FW: Australian timezone abbreviation EST

Joachim Wieland joe at mcknight.de
Mon Aug 2 17:03:14 UTC 2010


On Sun, Aug 1, 2010 at 7:29 PM, Robert Elz <kre at munnari.oz.au> wrote:
>
>  | It looks like there is only one valid timezone abbreviation, which is
>  | EST! EST seems to change its offset whenever Australia/Melbourne
>  | changes from dst or back?
>
> That's right, and it isn't "dst", it is "summer time" - the Summer Time
> Act (1974?) defines the time zones as Eastern Standard Time, and
> Eastern Summer Time - both "EST" - which I cannot believe is by accident.
>
> [...]
>
> If you don't like it, ask the Victorian Parliament if they might please
> change it for you... (but expect opposition to the idea.)

It's less about wanting to change that, more about trying to
understand what the advantage of this is... It requires a lot more
knowledge about timezones than with two timezone abbreviations.

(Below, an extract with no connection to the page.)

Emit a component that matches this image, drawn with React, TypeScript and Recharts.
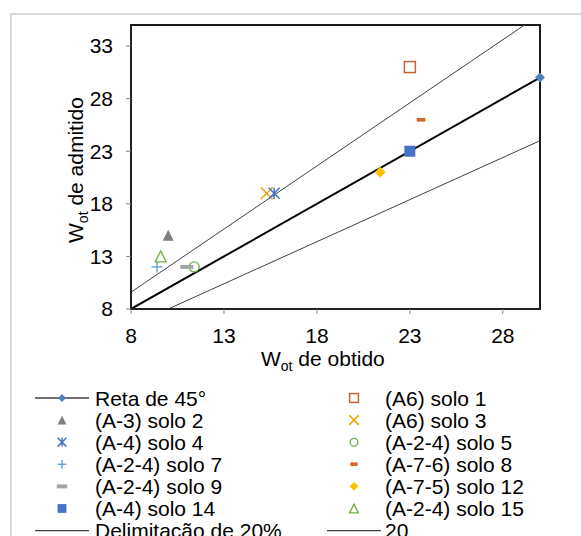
import React from "react";
import {
  ComposedChart,
  XAxis,
  YAxis,
  Scatter,
  ReferenceLine,
  ReferenceArea,
} from "recharts";

const FONT = '"Liberation Sans", Arial, sans-serif';

// ---- data ----
const soloLabels = [
  "(A6) solo 1",
  "(A-3) solo 2",
  "(A6) solo 3",
  "(A-4) solo 4",
  "(A-2-4) solo 5",
  "(A-2-4) solo 7",
  "(A-7-6) solo 8",
  "(A-2-4) solo 9",
  "(A-7-5) solo 12",
  "(A-4) solo 14",
  "(A-2-4) solo 15",
];
const wotObtido = [23, 10, 15.3, 15.7, 11.4, 9.4, 23.6, 11, 21.4, 23, 9.6];
const wotAdmitido = [31, 15, 19, 19, 12, 12, 26, 12, 21, 23, 13];

const retaX = [0, 30];
const retaY = [0, 30];
const delimX = [0, 30];
const delimSupY = [0, 36];
const delimInfY = [0, 24];

const xTicks = [8, 13, 18, 23, 28];
const yTicks = [8, 13, 18, 23, 28, 33];
const X_DOMAIN = [8, 30];
const Y_DOMAIN = [8, 35];

// ---- marker styles (same order as soloLabels) ----
const markerStyles = [
  { kind: "squareOpen", color: "#c8642d", size: 11 },
  { kind: "triFilled", color: "#7f7f7f", size: 11 },
  { kind: "cross", color: "#e8a202", size: 12 },
  { kind: "asterisk", color: "#4472c4", size: 11 },
  { kind: "circleOpen", color: "#70ad47", size: 11 },
  { kind: "plus", color: "#5b9bd5", size: 11 },
  { kind: "dash", color: "#e2661f", size: 8 },
  { kind: "dashGray", color: "#a5a5a5", size: 13 },
  { kind: "diamondFilled", color: "#ffc000", size: 11 },
  { kind: "squareFilled", color: "#4472c4", size: 11 },
  { kind: "triOpen", color: "#70ad47", size: 11 },
];
const retaMarker = { kind: "diamondFilled", color: "#4f81bd", size: 10 };

function Marker({ kind, color, size, cx, cy }) {
  const h = size / 2;
  switch (kind) {
    case "squareOpen":
      return <rect x={cx - h} y={cy - h} width={size} height={size} fill="none" stroke={color} strokeWidth={1.5} />;
    case "squareFilled":
      return <rect x={cx - h} y={cy - h} width={size} height={size} fill={color} />;
    case "triFilled":
      return <polygon points={`${cx},${cy - h} ${cx + h},${cy + h} ${cx - h},${cy + h}`} fill={color} />;
    case "triOpen":
      return (
        <polygon points={`${cx},${cy - h} ${cx + h},${cy + h} ${cx - h},${cy + h}`} fill="none" stroke={color} strokeWidth={1.3} />
      );
    case "cross":
      return (
        <g stroke={color} strokeWidth={1.5}>
          <line x1={cx - h} y1={cy - h} x2={cx + h} y2={cy + h} />
          <line x1={cx - h} y1={cy + h} x2={cx + h} y2={cy - h} />
        </g>
      );
    case "asterisk":
      return (
        <g stroke={color} strokeWidth={1.5}>
          <line x1={cx - h} y1={cy - h} x2={cx + h} y2={cy + h} />
          <line x1={cx - h} y1={cy + h} x2={cx + h} y2={cy - h} />
          <line x1={cx} y1={cy - h} x2={cx} y2={cy + h} />
        </g>
      );
    case "circleOpen":
      return <circle cx={cx} cy={cy} r={h - 0.5} fill="none" stroke={color} strokeWidth={1.3} />;
    case "plus":
      return (
        <g stroke={color} strokeWidth={1.3}>
          <line x1={cx - h} y1={cy} x2={cx + h} y2={cy} />
          <line x1={cx} y1={cy - h} x2={cx} y2={cy + h} />
        </g>
      );
    case "dash":
      return <rect x={cx - h} y={cy - 1.5} width={size} height={3} fill={color} stroke="#b04a10" strokeWidth={0.5} />;
    case "dashGray":
      return <rect x={cx - h} y={cy - 2} width={size} height={4} fill={color} />;
    case "diamondFilled":
      return <polygon points={`${cx},${cy - h} ${cx + h},${cy} ${cx},${cy + h} ${cx - h},${cy}`} fill={color} />;
    default:
      return null;
  }
}

const shapeFor = (st) => (props) => <Marker {...st} cx={props.cx} cy={props.cy} />;

// legend entries, row-major in 2 columns
const legendItems = [
  { label: "Reta de 45°", line: "#404040", marker: retaMarker },
  ...soloLabels.map((label, i) => ({ label, marker: markerStyles[i] })),
  { label: "Delimitação de 20%", line: "#404040" },
  { label: "20", line: "#404040" },
];

function LegendBlock() {
  const colX = [62, 354];
  const textX = [95, 385];
  const top = 398;
  const step = 22.1;
  return (
    <svg width={581} height={536} style={{ position: "absolute", left: 0, top: 0, pointerEvents: "none" }}>
      {legendItems.map((it, i) => {
        const c = i % 2;
        const r = Math.floor(i / 2);
        const cy = top + r * step;
        const cx = colX[c];
        return (
          <g key={i}>
            {it.line && <line x1={cx - 27} y1={cy} x2={cx + 27} y2={cy} stroke={it.line} strokeWidth={1.3} />}
            {it.marker && <Marker {...it.marker} size={it.marker.size * 0.8} cx={cx} cy={cy} />}
            <text x={textX[c]} y={cy} dy="0.36em" fontSize={21} fontFamily={FONT} fill="#000">
              {it.label}
            </text>
          </g>
        );
      })}
    </svg>
  );
}

export default function App() {
  const soloSeries = soloLabels.map((label, i) => ({
    label,
    data: [{ x: wotObtido[i], y: wotAdmitido[i] }],
  }));
  const retaPoints = retaX
    .map((x, i) => ({ x, y: retaY[i] }))
    .filter((p) => p.x >= X_DOMAIN[0] && p.y >= Y_DOMAIN[0]);

  return (
    <div
      style={{
        position: "fixed",
        left: 0,
        top: 0,
        width: 581,
        height: 536,
        background: "#fff",
        overflow: "hidden",
        fontFamily: FONT,
      }}
    >
      <div
        style={{
          position: "absolute",
          left: 10,
          top: 13,
          width: 620,
          height: 620,
          border: "2px solid #d9d9d9",
        }}
      />
      <div style={{ position: "absolute", left: 0, top: 0 }}>
        <ComposedChart width={581} height={536} margin={{ top: 25, right: 41, bottom: 167, left: 0 }}>
          <XAxis
            type="number"
            dataKey="x"
            domain={X_DOMAIN}
            ticks={xTicks}
            height={60}
            tickSize={5}
            tickMargin={14}
            axisLine={{ stroke: "#222", strokeWidth: 2 }}
            tickLine={{ stroke: "#808080" }}
            tick={{ fill: "#000", fontSize: 21, fontFamily: FONT }}
          />
          <YAxis
            type="number"
            dataKey="y"
            domain={Y_DOMAIN}
            ticks={yTicks}
            width={131}
            tickSize={5}
            tickMargin={13}
            axisLine={{ stroke: "#222", strokeWidth: 2 }}
            tickLine={{ stroke: "#808080" }}
            tick={{ fill: "#000", fontSize: 21, fontFamily: FONT }}
          />
          <ReferenceArea
            x1={X_DOMAIN[0]}
            x2={X_DOMAIN[1]}
            y1={Y_DOMAIN[0]}
            y2={Y_DOMAIN[1]}
            fill="none"
            fillOpacity={0}
            stroke="#1a1a1a"
            strokeWidth={2}
            ifOverflow="visible"
          />
          <ReferenceLine
            segment={[
              { x: delimX[0], y: delimSupY[0] },
              { x: delimX[1], y: delimSupY[1] },
            ]}
            ifOverflow="hidden"
            stroke="#404040"
            strokeWidth={1}
          />
          <ReferenceLine
            segment={[
              { x: delimX[0], y: delimInfY[0] },
              { x: delimX[1], y: delimInfY[1] },
            ]}
            ifOverflow="hidden"
            stroke="#404040"
            strokeWidth={1}
          />
          <ReferenceLine
            segment={[
              { x: retaX[0], y: retaY[0] },
              { x: retaX[1], y: retaY[1] },
            ]}
            ifOverflow="hidden"
            stroke="#000"
            strokeWidth={2}
          />
          <Scatter name="Reta de 45°" data={retaPoints} shape={shapeFor(retaMarker)} isAnimationActive={false} />
          {soloSeries.map((s, i) => (
            <Scatter
              key={s.label}
              name={s.label}
              data={s.data}
              shape={shapeFor(markerStyles[i])}
              isAnimationActive={false}
            />
          ))}
        </ComposedChart>
      </div>
      <svg width={581} height={536} style={{ position: "absolute", left: 0, top: 0, pointerEvents: "none" }}>
        <text x={261} y={366} fontSize={21} fontFamily={FONT} fill="#000">
          W<tspan fontSize={14} dy={5}>ot</tspan>
          <tspan dy={-5}> de obtido</tspan>
        </text>
        <text
          x={83}
          y={170}
          transform="rotate(-90, 83, 170)"
          textAnchor="middle"
          fontSize={21}
          fontFamily={FONT}
          fill="#000"
        >
          W<tspan fontSize={14} dy={5}>ot</tspan>
          <tspan dy={-5}> de admitido</tspan>
        </text>
      </svg>
      <LegendBlock />
    </div>
  );
}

To
correctly interpret the time, you always need the full timestamp (and
location?) and you would need to know if at that moment in this area
it was Summer or Standard time.

So what is the reason for doing it that way? Are there other timezones
that also share one timezone abbrevation for their DST and non-DST
time?

What is the standard way of interpreting a time without a given month
or year? Would one just assume the non-DST offset?